Guides 11792 Published by

The guide takes you step‑by‑step through installing Sublime Merge on Ubuntu 22.04 LTS, starting with a system update and then downloading the official Debian package from Sublime’s download page. It shows how to install that .deb file with dpkg, run “apt‑get install –f” if dependencies are missing, and then confirm the binary is in /usr/bin/sublime_merge. After verifying the executable you can set Sublime Text as Git’s default editor, create a test repository, and launch Merge to see the commit history pop up instantly. The article rounds out with a handy troubleshooting table for common Qt plugin or library errors on minimal installs, highlighting why avoiding Snap’s bundled approach is worthwhile.



Install Sublime Merge on Ubuntu 22.04 LTS – Quick Start Guide

If you’re looking for a slick Git GUI that doesn’t turn your terminal into a circus act, this guide will get Sublime Merge up and running on Ubuntu 22.04 LTS in a few minutes.

We’ll cover the official Debian package, why you shouldn’t use Snap, and how to fix that annoying dependency error I ran into after a bad driver update.

Make sure your system is ready

Before pulling down anything we need the usual suspects:

sudo apt-get update && sudo apt-get upgrade -y

That refreshes package lists and bumps any stale libraries.
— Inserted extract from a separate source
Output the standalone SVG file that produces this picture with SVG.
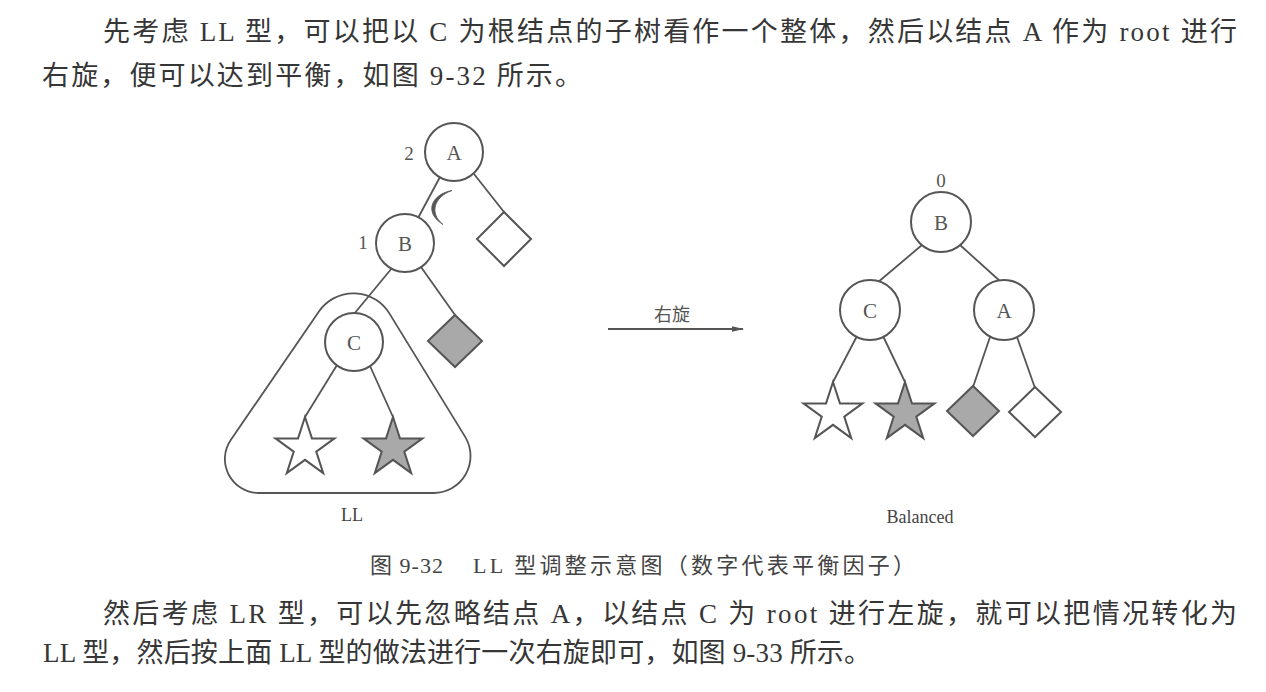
<svg xmlns="http://www.w3.org/2000/svg" width="1266" height="692" viewBox="0 0 1266 692">
<style>
.body{font-family:"Liberation Serif","Noto Sans CJK SC",serif;font-size:27px;fill:#363636}
.cap{font-family:"Liberation Serif","Noto Sans CJK SC",serif;font-size:22px;fill:#444}
.lbl{font-family:"Liberation Serif",serif;font-size:21px;fill:#555;text-anchor:middle}
.bf{font-family:"Liberation Serif",serif;font-size:19px;fill:#555;text-anchor:middle}
.sub{font-family:"Liberation Serif",serif;font-size:18px;fill:#444;text-anchor:middle}
.nd{fill:#fff;stroke:#555;stroke-width:2}
.gray{fill:#a9a9a9;stroke:#555;stroke-width:2}
.edge{stroke:#555;stroke-width:1.8;fill:none}
</style>
<defs>
<path id="star" d="M0,-31 L6.96,-9.58 L29.48,-9.58 L11.26,3.66 L18.22,25.08 L0,11.84 L-18.22,25.08 L-11.26,3.66 L-29.48,-9.58 L-6.96,-9.58 Z"/>
<marker id="arr" markerUnits="userSpaceOnUse" markerWidth="12" markerHeight="8" refX="11" refY="4" orient="auto">
<path d="M0,1.2 L12,4 L0,6.8 Z" fill="#555"/>
</marker>
</defs>
<rect width="1266" height="692" fill="#fff"/>

<g id="paragraph-top">
<text class="body" x="103" y="41" textLength="1134" lengthAdjust="spacing">先考虑 LL 型，可以把以 C 为根结点的子树看作一个整体，然后以结点 A 作为 root 进行</text>
<text class="body" x="42" y="85" textLength="540" lengthAdjust="spacing">右旋，便可以达到平衡，如图 9-32 所示。</text>
</g>

<g id="connectors">
<line class="edge" x1="440" y1="177" x2="418" y2="218"/>
<line class="edge" x1="474" y1="174" x2="504" y2="212"/>
<line class="edge" x1="392" y1="268" x2="354" y2="314"/>
<line class="edge" x1="421" y1="267" x2="455" y2="315"/>
<line class="edge" x1="337" y1="365" x2="305" y2="417"/>
<line class="edge" x1="370" y1="366" x2="393" y2="417"/>
<line class="edge" x1="922" y1="245" x2="877" y2="283"/>
<line class="edge" x1="960" y1="245" x2="1001" y2="282"/>
<line class="edge" x1="857" y1="336" x2="833" y2="382"/>
<line class="edge" x1="883" y1="336" x2="905" y2="382"/>
<line class="edge" x1="990" y1="337" x2="973" y2="387"/>
<line class="edge" x1="1017" y1="337" x2="1035" y2="388"/>
<line x1="608" y1="329" x2="743" y2="329" stroke="#555" stroke-width="2.2" marker-end="url(#arr)"/>
<path d="M452,190.5 C432,194 423,212 443,224.5 C429,213 434,197 452,190.5 Z" fill="#555" stroke="#555" stroke-width="0.8"/>
</g>

<g id="ll-subtree">
<path d="M319.1,311.3 A42,42 0 0 1 389.5,313.6 L465.2,436.9 A37,37 0 0 1 433.5,493 L258.8,493 A34,34 0 0 1 230.9,439.7 Z" fill="none" stroke="#555" stroke-width="1.8"/>
</g>

<g id="left-A">
<circle class="nd" cx="454" cy="152" r="29"/>
<text class="lbl" x="454" y="160">A</text>
<text class="bf" x="409" y="160">2</text>
</g>
<g id="left-B">
<circle class="nd" cx="405" cy="243" r="29"/>
<text class="lbl" x="405" y="251">B</text>
<text class="bf" x="363" y="249">1</text>
</g>
<g id="left-C">
<circle class="nd" cx="354" cy="342" r="29"/>
<text class="lbl" x="354" y="350">C</text>
</g>
<g id="left-diamond-white">
<polygon class="nd" points="504,212 531,239 504,266 477,239"/>
</g>
<g id="left-diamond-gray">
<polygon class="gray" points="455,315 482,341 455,367 428,341"/>
</g>
<g id="left-star-white">
<use href="#star" x="305" y="448" class="nd"/>
</g>
<g id="left-star-gray">
<use href="#star" x="393" y="448" class="gray"/>
</g>
<g id="label-LL">
<text class="sub" x="352" y="521">LL</text>
</g>

<g id="arrow-label">
<text x="672" y="321" font-family="'Noto Sans CJK SC',sans-serif" font-size="18" fill="#555" text-anchor="middle">右旋</text>
</g>

<g id="right-B">
<circle class="nd" cx="941" cy="222" r="30"/>
<text class="lbl" x="941" y="230">B</text>
<text class="bf" x="941" y="187">0</text>
</g>
<g id="right-C">
<circle class="nd" cx="870" cy="310" r="30"/>
<text class="lbl" x="870" y="318">C</text>
</g>
<g id="right-A">
<circle class="nd" cx="1004" cy="310" r="30"/>
<text class="lbl" x="1004" y="318">A</text>
</g>
<g id="right-star-white">
<use href="#star" x="833" y="413" class="nd"/>
</g>
<g id="right-star-gray">
<use href="#star" x="905" y="413" class="gray"/>
</g>
<g id="right-diamond-gray">
<polygon class="gray" points="973,386 999,411 973,436 947,411"/>
</g>
<g id="right-diamond-white">
<polygon class="nd" points="1035,387 1061,412 1035,437 1009,412"/>
</g>
<g id="label-balanced">
<text class="sub" x="920" y="523">Balanced</text>
</g>

<g id="caption">
<text class="cap" x="370" y="573" textLength="73" lengthAdjust="spacing">图 9-32</text>
<text class="cap" x="473" y="573" textLength="442" lengthAdjust="spacing">LL 型调整示意图（数字代表平衡因子）</text>
</g>

<g id="paragraph-bottom">
<text class="body" x="103" y="623" textLength="1134" lengthAdjust="spacing">然后考虑 LR 型，可以先忽略结点 A，以结点 C 为 root 进行左旋，就可以把情况转化为</text>
<text class="body" x="43" y="662" textLength="828" lengthAdjust="spacing">LL 型，然后按上面 LL 型的做法进行一次右旋即可，如图 9-33 所示。</text>
</g>
</svg>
If you skip it, you’ll be fighting broken dependencies later.

Grab the latest Debian build

Head over to Sublime’s download page or just fire up your browser:

wget https://download.sublimemerge.com/linux/sublimemerge-3.4.1-linux-x86_64.deb

(Replace the URL with the newest release if it has changed.)

The file is a single `.deb` that bundles everything you need – no extra PPAs or complicated repos.

Install with dpkg and fix missing libs
sudo dpkg -i sublimemerge-*.deb || true

If `dpkg` complains about unmet dependencies, run:

sudo apt-get install -f

That pulls in the missing pieces. I remember one time when a fresh 22.04 install threw an error about `libgconf2-4`. The quick fix was exactly this command.

Verify the binary is where it belongs
which sublime_merge
# /usr/bin/sublime_merge

You can also launch it from Activities or run:

sublime_merge &

If it pops up, you’re good. If not, double‑check that the file exists and has execute permissions.

Hook it into Git (optional but handy)

Sublime Merge will automatically detect your global Git config, but if you want to set a default editor:

git config --global core.editor "subl -n -w"

That tells Git to open Sublime Text instead of the console. No need for `merge.tool` settings unless you’re using Merge as an external merge driver.

Quick sanity test

Create a test repo:

mkdir ~/test_merge && cd ~/test_merge
git init
echo hello > file.txt
git add .
git commit -m "first commit"

Now open Sublime Merge and point it at `~/test_merge`. The history should appear instantly. If you don’t see any commits, make sure the folder is a proper Git repo.

Trouble shooting common hiccups
Symptom Fix
“Failed to load Qt plugin ‘xcb’” Install `libxkbcommon-x11-0` and `libxcb-icccm4`:
`sudo apt-get install libxkbcommon-x11-0 libxcb-icccm4`
“Missing dependency: libqt5widgets5” `sudo apt-get install qt5-default`

These usually surface if you’re on a minimal install or have removed some Qt packages.

That’s it. Sublime Merge is now ready to give your Git workflow that extra polish, and you avoided the Snap store’s “everything in one jar” mess.